Who knew the Klan was that big?
With Christmas rapidly approaching and the elector morass essentially over, I keep telling myself to stop writing and get on with the holiday. Then a ludicrous article pops up on my computer screen and causes blood to pour out of my mouth, my ears, my brain – just everywhere – to paraphrase a line from the president-elect. What’s got my dander up this time is an article tracing the remarkable racist history of the Electoral College.
Here’s just one little sliver from Chauncey Devega, published in that venerated publication Salon:
America was also a racialized “democracy” where several million black people would eventually be owned by whites as human property. The enslavement, exploitation, rape, and destruction of black bodies were the economic engine that drove the American economy.

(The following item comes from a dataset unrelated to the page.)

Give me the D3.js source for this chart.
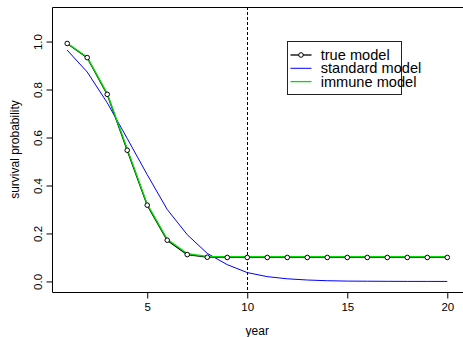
<!DOCTYPE html>
<html>
<head>
<meta charset="utf-8">
<script src="https://cdn.jsdelivr.net/npm/d3@7"></script>
<style>
  body { margin: 0; background: #fff; }
  svg { display: block; font-family: "Liberation Sans", Arial, sans-serif; }
</style>
</head>
<body>
<div id="chart"></div>
<script>
// survival curves, one value per year
let years = [1,2,3,4,5,6,7,8,9,10,11,12,13,14,15,16,17,18,19,20];
let trueModel = [0.992,0.933,0.780,0.547,0.318,0.172,0.112,0.101,0.100,0.100,
                 0.100,0.100,0.100,0.100,0.100,0.100,0.100,0.100,0.100,0.100];
let standardModel = [0.964,0.873,0.745,0.596,0.445,0.300,0.195,0.117,0.070,0.037,
                     0.020,0.011,0.006,0.003,0.0015,0.001,0.0005,0.0002,0.0001,0];
let immuneModel = [0.993,0.935,0.783,0.552,0.322,0.176,0.116,0.104,0.103,0.103,
                   0.103,0.103,0.103,0.103,0.103,0.103,0.103,0.103,0.103,0.103];
let xTicks = [5,10,15,20];
let yTicks = [0,0.2,0.4,0.6,0.8,1.0];
let cutYear = 10;
let legendKeys = ["true model", "standard model", "immune model"];
let colors = ['#000000', '#0000ff', '#00dd00'];

let drawChart = function(){
    let width = 463, height = 337;
    let left = 52, right = 462.5, top = 7, bottom = 292;

    let svg = d3.select('#chart').append('svg')
        .attr('width', width).attr('height', height);

    // R style 4% padding around the data range
    let xScale = d3.scaleLinear().domain([0.24, 20.76]).range([left, right]);
    let yScale = d3.scaleLinear().domain([-0.044, 1.144]).range([bottom, top]);

    let line = d3.line()
        .x(function(d, i) { return xScale(years[i]); })
        .y(function(d) { return yScale(d); });

    // frame (right side falls off the picture)
    svg.append('path')
        .attr('d', 'M' + (width + 2) + ',' + (top + 0.5) + 'H' + (left + 0.5) +
                   'V' + (bottom + 0.5) + 'H' + (width + 2))
        .attr('fill', 'none').attr('stroke', '#000').attr('stroke-width', 1);

    let xAxis = svg.append('g')
        .attr('transform', 'translate(0,' + (bottom + 0.5) + ')')
        .call(d3.axisBottom(xScale).tickValues(xTicks).tickSize(6).tickPadding(4));
    xAxis.select('.domain').remove();
    xAxis.selectAll('text').attr('font-size', '11.5px').attr('fill', '#000')
        .attr('font-family', '"Liberation Sans", Arial, sans-serif');

    let yAxis = svg.append('g')
        .attr('transform', 'translate(' + (left + 0.5) + ',0)')
        .call(d3.axisLeft(yScale).tickValues(yTicks).tickSize(6)
              .tickFormat(d3.format('.1f')));
    yAxis.select('.domain').remove();
    yAxis.selectAll('text')
        .attr('font-size', '11.5px').attr('fill', '#000')
        .attr('font-family', '"Liberation Sans", Arial, sans-serif')
        .attr('x', null).attr('dy', null)
        .attr('text-anchor', 'middle')
        .attr('transform', 'translate(-15,0) rotate(-90)')
        .attr('dominant-baseline', 'central');

    svg.append('text').text('year')
        .attr('x', (left + right) / 2).attr('y', 335)
        .attr('text-anchor', 'middle').attr('font-size', '12px');

    svg.append('text').text('survival probability')
        .attr('transform', 'translate(19,' + ((top + bottom) / 2) + ') rotate(-90)')
        .attr('text-anchor', 'middle').attr('font-size', '12px');

    // vertical reference line
    svg.append('line')
        .attr('x1', Math.round(xScale(cutYear)) + 0.5).attr('x2', Math.round(xScale(cutYear)) + 0.5)
        .attr('y1', top).attr('y2', bottom)
        .attr('stroke', '#000').attr('stroke-width', 1)
        .attr('stroke-dasharray', '3,2');

    svg.append('path').datum(trueModel)
        .attr('d', line).attr('fill', 'none')
        .attr('stroke', colors[0]).attr('stroke-width', 1.3);

    svg.append('path').datum(standardModel)
        .attr('d', line).attr('fill', 'none')
        .attr('stroke', colors[1]).attr('stroke-width', 1);

    svg.append('path').datum(immuneModel)
        .attr('d', line).attr('fill', 'none')
        .attr('stroke', colors[2]).attr('stroke-width', 1.3);

    svg.selectAll('.pt').data(trueModel).enter().append('circle')
        .attr('class', 'pt')
        .attr('cx', function(d, i) { return xScale(years[i]); })
        .attr('cy', function(d) { return yScale(d); })
        .attr('r', 2.3)
        .attr('fill', '#fff').attr('stroke', '#000').attr('stroke-width', 1);

    // legend
    let lg = svg.append('g').attr('transform', 'translate(287.5,41.5)');
    lg.append('rect').attr('width', 114).attr('height', 53)
        .attr('fill', '#fff').attr('stroke', '#222').attr('stroke-width', 1);

    let rows = lg.selectAll('.lineLegend').data(legendKeys)
        .enter().append('g')
        .attr('class', 'lineLegend')
        .attr('transform', function(d, i) { return 'translate(0,' + (13.5 + i * 13.3) + ')'; });

    rows.append('line')
        .attr('x1', 3).attr('x2', 24).attr('y1', 0).attr('y2', 0)
        .attr('stroke', function(d, i) { return colors[i]; })
        .attr('stroke-width', function(d, i) { return i == 1 ? 1 : 1.3; });

    rows.filter(function(d, i) { return i == 0; }).append('circle')
        .attr('cx', 13.5).attr('cy', 0).attr('r', 2.3)
        .attr('fill', '#fff').attr('stroke', '#000');

    rows.append('text').text(function(d) { return d; })
        .attr('x', 33.2).attr('y', 0)
        .attr('dominant-baseline', 'central')
        .attr('font-size', '14.6px');
};

drawChart();
</script>
</body>
</html>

Thus, by both design and intent, the United States Constitution was a pro-slavery and pro-Southern document. The Electoral College was central to maintaining America’s white supremacist slavery regime.
Mercy. It wasn’t enough to call the Trump campaign racist, so the left quickly moved to calling Trump supporters a host of horrible names, with the longest and loudest cry emerging as that of racist. Today, some sixty-two million voters are labeled racist by the childish, whining punditocracy. Even that’s not enough, so now we must go back in history and call the Founding Fathers racist. Mind you, they are not just your garden-variety racist; they were racists who intentionally set up a racist government of which the Electoral College is part and parcel.
More accusative pearls ooze from the keyboard of Mr. Devega, but frankly, I have too much respect for the readership of American Thinker to add them here, as they are certain to spoil your holiday.
In reference to all this incessant racist chatter, a friend of mine recently half-jokingly observed, “I didn’t know the Klan was that big.” And in fact, it is not. According to the Southern Poverty Law Center, which is not exactly a right-leaning group:
Today, the Center estimates that there are between 5,000 and 8,000 Klan members, split among dozens of different – and often warring – organizations that use the Klan name.
Okay, perhaps I’m exaggerating a bit here. They’re not calling us KKK members – just racists. But if you listen to the rhetoric of people like Mr. Devega or turn on CNN at any hour of any day, it doesn’t take much to jump the hurdle. And on the other side, one has to wonder how the left is making the leap from a few thousand KKK members to sixty-two-plus million people – many of whom voted for a black man for president in the last two elections.
All this finger-pointing and white race-baiting is getting tiresome; white men are racist, women are now racist, the Blue Wall is certainly white rural crazies who are racist. It’s getting to be a theater of the absurd. It would be funny if it weren’t so heartbreaking.
So what’s the point of it all? Is all this name-calling and hysteria going to bring us together as a nation? How many times does Donald Trump have to disavow the KKK in order to satisfy the left?
I, for one, am damn tired of being called a racist. Next, CNN will be telling us that Amazon reports an uptick in white sheet purchases in anticipation of Christmas. Must be all of us Klan members out there.